Feb 28, 2011

Altered Books

book1



book1- finished
book2- beginning
























At first I had no idea what I wanted to do for my altered book project. I decided to purchase my books first and see if they gave me any inspiration. I tried to find books that had any color in them because I thought it would be interesting to have color in my project. I found two books I liked, one smaller one with thicker pages, and one large, skinny book with many thinner pages. I knew the larger one would be a lot more difficult to work with but half of the book was colored illustrations of flowers. Right awa the flower book gave me the idea to do some sort of vase with flowers coming out of it. I was thinking about doing a mix of geometric folding and more organic, curvy cutting.
I began with the smaller book as a practice, doing all sort of folding and cutting to see what gave me the most interesting shapes. When I figured out what I wanted for the flower book I moved on to that one. I began by cutting the base, but every small cut I wanted to do had to go through ~500 pages. It was very tedious. I went back to my first book and cut it in half. I finished folding and cutting all of the top pages and it sort of looked like a boat's mast, caught in the wind, waving around. I made a boat bottom out of rolled pages, a nice contrast to the very angular, folded top. I hot glued the pieces together, and then had to find a way to either make it stand, or hang it to make it into a wall piece. With the rounded bottom I could not think of a way to make it stand without putting an additional base on it and I did not want that. I found soda can tabs and hot glued them to the back to make a hole to tie the string onto. Again, I had gluing problems because the hot glue did not stick well to the cover of the book which is the blue part on the top of the bottom piece.

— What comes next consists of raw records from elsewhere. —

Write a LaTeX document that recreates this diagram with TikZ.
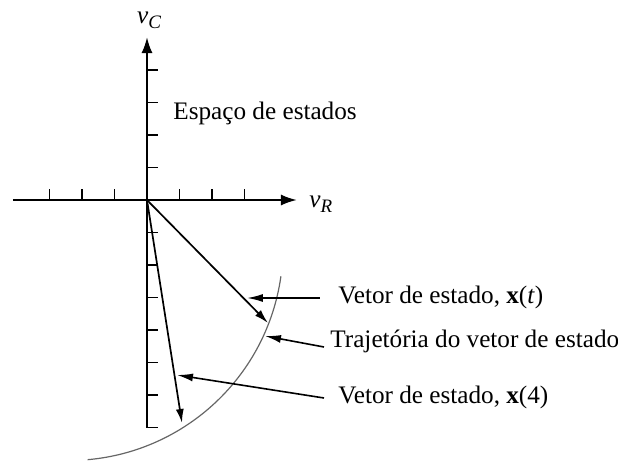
\documentclass[tikz,border=0pt]{standalone}
\usepackage{fontspec}
\setmainfont{Liberation Serif}
\usetikzlibrary{arrows.meta,calc}
\begin{document}
\begin{tikzpicture}[x=0.5pt,y=-0.5pt,
  axis/.style={line width=1.1pt},
  axtip/.style={-{Latex[length=8pt,width=5.5pt]}},
  vec/.style={line width=0.85pt,-{Latex[length=7pt,width=4pt]}},
  lead/.style={line width=0.8pt,-{Latex[length=8pt,width=4pt]}},
  traj/.style={line width=0.6pt,draw=black!60},
  tick/.style={line width=0.9pt},
  lbl/.style={font=\fontsize{12.6}{14}\selectfont,inner sep=0pt,anchor=west}]
\useasboundingbox (0,0) rectangle (618,461);
\coordinate (O) at (147,200);
\coordinate (xl) at (13,200);
\coordinate (xr) at (297,200);
\coordinate (yb) at (147,427.5);
\coordinate (yt) at (147,37);
\draw[axis,axtip] (xl) -- (xr);
\draw[axis,axtip] (yb) -- (yt);
\foreach \k in {-3,-2,-1,1,2,3}
  \draw[tick] ({147+32.5*\k},200) -- ++(0,-11);
\foreach \k in {-4,-3,-2,-1,1,2,3,4,5,6,7}
  \draw[tick] (147,{200+32.5*\k}) -- ++(11,0);
\node[font=\fontsize{12.6}{14}\selectfont\itshape,inner sep=0pt] (vc) at (149,20) {v\raisebox{-0.45ex}{\fontsize{9.5}{10}\selectfont C}};
\node[font=\fontsize{12.6}{14}\selectfont\itshape,inner sep=0pt,anchor=west] (vr) at (309,204) {v\raisebox{-0.45ex}{\fontsize{9.5}{10}\selectfont R}};
\node[lbl] (esp) at (173,113) {Espaço de estados};
% trajectory arc: centre (69,246.5), r=214
\coordinate (C0) at (69,246.5);
\draw[traj] ($(C0)+(8:214)$) arc[start angle=8,end angle=85,radius=214];
\coordinate (xt) at (268,323);
\coordinate (x4) at (182,423);
\draw[vec] (O) -- (xt);
\draw[vec] (O) -- (x4);
\node[lbl] (l1) at (338,297) {Vetor de estado, \textbf{x}(\textit{t})};
\node[lbl] (l2) at (330,341) {Trajetória do vetor de estado};
\node[lbl] (l3) at (338,397) {Vetor de estado, \textbf{x}(4)};
\coordinate (t1) at (247,298);
\coordinate (t2) at (265,336);
\coordinate (t3) at (177,375);
\draw[lead] (320,298) coordinate (s1) -- (t1);
\draw[lead] (324,347) coordinate (s2) -- (t2);
\draw[lead] (324,398) coordinate (s3) -- (t3);
\end{tikzpicture}
\end{document}
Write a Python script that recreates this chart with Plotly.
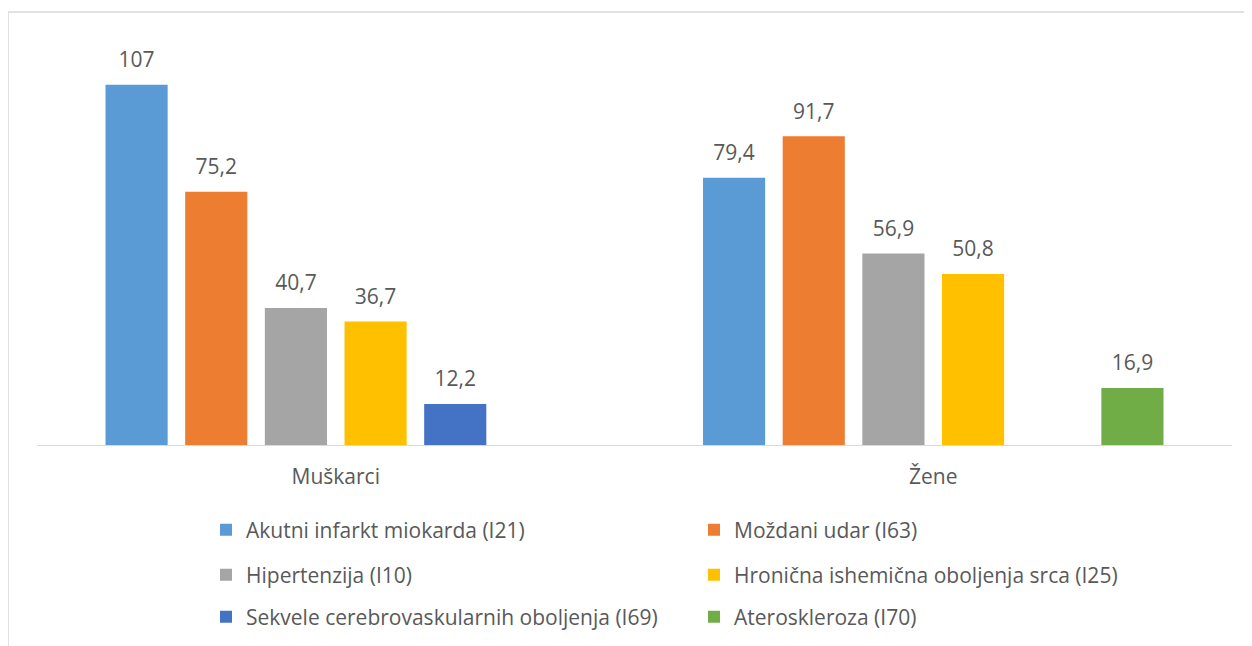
import plotly.graph_objects as go

categories = ["Muškarci", "Žene"]
series_names = [
    "Akutni infarkt miokarda (I21)",
    "Moždani udar (I63)",
    "Hipertenzija (I10)",
    "Hronična ishemična oboljenja srca (I25)",
    "Sekvele cerebrovaskularnih oboljenja (I69)",
    "Ateroskleroza (I70)",
]
akutni_infarkt = [107, 79.4]
mozdani_udar = [75.2, 91.7]
hipertenzija = [40.7, 56.9]
hronicna_ishemicna = [36.7, 50.8]
sekvele = [12.2, None]
ateroskleroza = [None, 16.9]
series_values = [akutni_infarkt, mozdani_udar, hipertenzija, hronicna_ishemicna, sekvele, ateroskleroza]
colors = ["#5B9BD5", "#ED7D31", "#A5A5A5", "#FFC000", "#4472C4", "#70AD47"]

legend_ids = ["legend", "legend", "legend2", "legend2", "legend3", "legend3"]

FONT = "Open Sans, Noto Sans, sans-serif"
GRAY = "#595959"
LABEL_SIZE = 21


def fmt(v):
    if v is None:
        return ""
    s = f"{v:g}".replace(".", ",")
    return f"<span style='font-size:{LABEL_SIZE}px'>{s}</span><br>\u00a0"


fig = go.Figure()
for name, vals, col, lg in zip(series_names, series_values, colors, legend_ids):
    fig.add_trace(go.Bar(
        x=categories, y=vals, name=name, marker_color=col, marker_line_width=0,
        text=[fmt(v) for v in vals], textposition="outside", cliponaxis=False,
        constraintext="none",
        textfont=dict(size=9, color=GRAY, family=FONT),
        legend=lg,
    ))

PLOT_H = 404.0
PLOT_W = 1195.0
BASE = 445


def py(pix):
    return (BASE - pix) / PLOT_H


def px(pix):
    return (pix - 37) / PLOT_W


leg_common = dict(orientation="h", xanchor="left", yanchor="middle",
                  font=dict(size=21, color=GRAY, family=FONT),
                  entrywidth=443, entrywidthmode="pixels",
                  bgcolor="rgba(0,0,0,0)", traceorder="normal")
fig.update_layout(
    width=1244, height=638,
    margin=dict(l=29, r=20, t=33, b=201, autoexpand=False),
    paper_bgcolor="white", plot_bgcolor="white",
    barmode="group", bargap=0.2, bargroupgap=0.22,
    showlegend=True,
    legend=dict(x=px(206), y=py(530), **leg_common),
    legend2=dict(x=px(206), y=py(575), **leg_common),
    legend3=dict(x=px(206), y=py(617), **leg_common),
    xaxis=dict(showline=True, linecolor="#D9D9D9", linewidth=1, ticks="",
               ticklabelstandoff=13,
               tickfont=dict(size=21, color=GRAY, family=FONT), showgrid=False),
    yaxis=dict(range=[0, 120], visible=False, showgrid=False, zeroline=False),
    shapes=[
        dict(type="line", xref="paper", yref="paper", x0=px(8), x1=px(1300),
             y0=py(12), y1=py(12), line=dict(color="#D9D9D9", width=1.5)),
        dict(type="line", xref="paper", yref="paper", x0=px(8), x1=px(8),
             y0=py(12), y1=py(700), line=dict(color="#D9D9D9", width=1.5)),
    ],
)

fig.write_html("out.html")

For the serial planes project I initially though of the ribcage when the project was introduced. I liked the idea of seeing inside a ribcage. I also knew that will lots of negative space there would be interesting shadows case by the ribs and spine. I researched other serial plane objects, the art work of Holton Rower (the poured paint, and the money sculpture), planets, topographical maps, different parts of the New Haven train station, things around my house, and of course, ribs and vertebrae. I fell in love with the rib cage idea and started working right away. I made a model to figure out the technical part of keeping the ribs on the spine, and found out that if I made the notches the right way I could attach them with no glue. It was difficult to make such small notches in the foam core, but I think it was worth it. The other problem I had was making a base to stand my ribcage up. I wanted to keep it consistent with the design so I made the top of the pelvic bones. I made one solid piece and added different sized smaller pieces to the front and back to make it sturdy enough to hold up the ribs. I am very satisfied with how the base turned out, I was unsure if it would support the top, but it did!

I enjoyed the foam core project more, because there was more freedom and I had a real vision. The book project was difficult but also interesting to have that sort of limitation of the spine holding the pages together. I enjoy making one form disappear and making a whole new thing come from it. And that was really what we did with both the book and the sheets of foam core. The foam core was hard and frustrating to cut sometimes but in the end it just took patience a lots of x-acto blades.

1 comment:

  1. Interesting research, I appreciate your lucid observation of the succession of serial planes along your journey ( I presume to home). It was very touching to follow that path, as if each image from the wooden seating of Union Station, to the metal lines of the trains to depart, to the cement lines of parking lots, to the frozen lines of snow, and wood at home again… as if each picture was a plane in the succession of layers that builds the whole experience of a journey.

    I also appreciate your investigation of techniques and methods along the process of both materials in the search to unveil your visual language for translating your concept within guidelines given.

    Excellent documentation of the processes; though you may take further pictures of the second altered book project final piece. I feel the ones in the blog do not illustrate the full potential of this complex and yet exquisitely balanced piece.

    The foam board spine is a strong, minimal and visually stunning piece. The documentation process is very interesting, because by fragments is bringing to life a piece that stands with a very unique presence, yet a bigger fragment that feels as a whole. I am also impressed as how the curved abstracted ribs, appear as hugging hands, creating a dynamic structure wrapping a negative space.